At the time of the removal of the second applicant to Italy, the national authorities were justified in considering that the applicants were not married. Even more so because at the time the applicants had not yet taken any steps to seek recognition of their religious marriage in Switzerland.
Judge Nicolaou is in agreement with the Court’s decision that there had been no violation of Article 8 of het Convention in the present case. However, he has a different view on the findings of the Court relating to the notion of family life as in Article 8.
The judge explains why he thinks that the relationship between the applicants did constituted “family life” within the meaning of article 8 of the Convention. The Swiss authorities failed, in his view, to discern the real meaning and extent of “family life” as an autonomous Convention concept that is both broad and open-ended. The authorities had the right to refuse to recognize the marriage contracted abroad on grounds of public policy. What is important here is that the non-recognition of the purported marriage could not exhaust the question of whether the applicants did or did not have a family life together.
The Court justly established that Article 8 of the Convention cannot be interpreted as imposing on any State party to the Convention an obligation to recognize a marriage, religious or otherwise, contracted by a 14 year old child.
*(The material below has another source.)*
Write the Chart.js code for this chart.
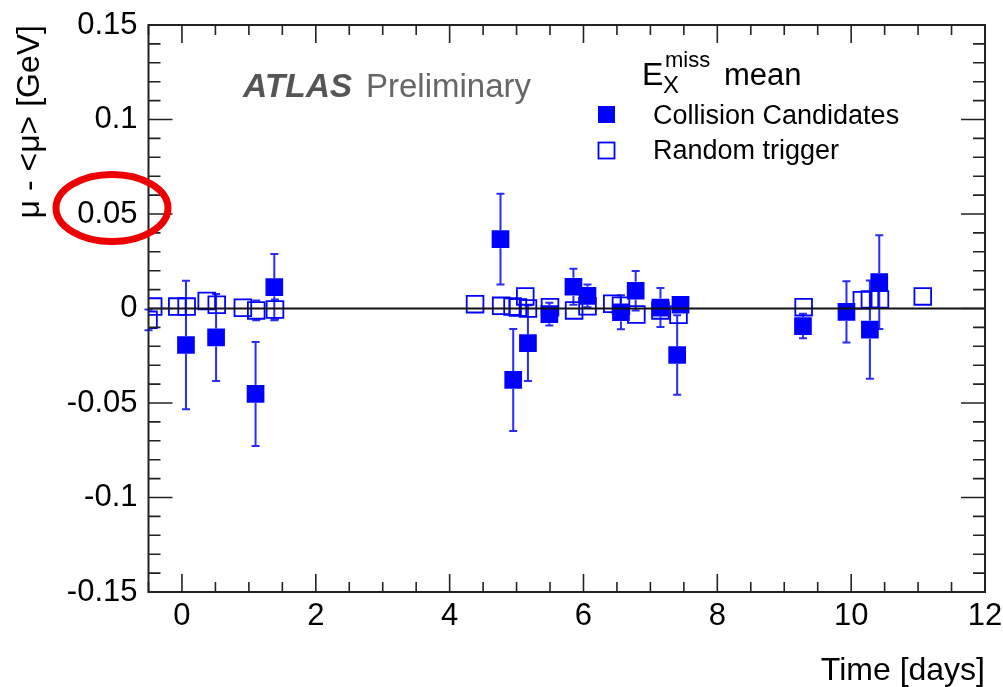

However, it failed to examine in depth whether the applicants did have a de facto family life together even though the national authorities were justified to recognize the religious marriage. That doesn’t seem to fit with the broad and open-ended concept of “family life” under Article 8 as case-law previously established.
In that regard it is striking that the Court stresses the difference between the situation of a settled migrant and that of an alien seeking admission. It is comprehensible that the criteria for assessing whether the withdrawal of a residence permit of a settled migrant is compatible with Article 8 cannot automatically be transposed to the situation of the applicant. However, it is not entirely clear whether the criteria concerning the existence of a family life itself should be different, according to the Court. As judge Nicolaou pointed out, there was no need in this case to decide whether family life did or did not exist. Yet, the Court decided to open that debate.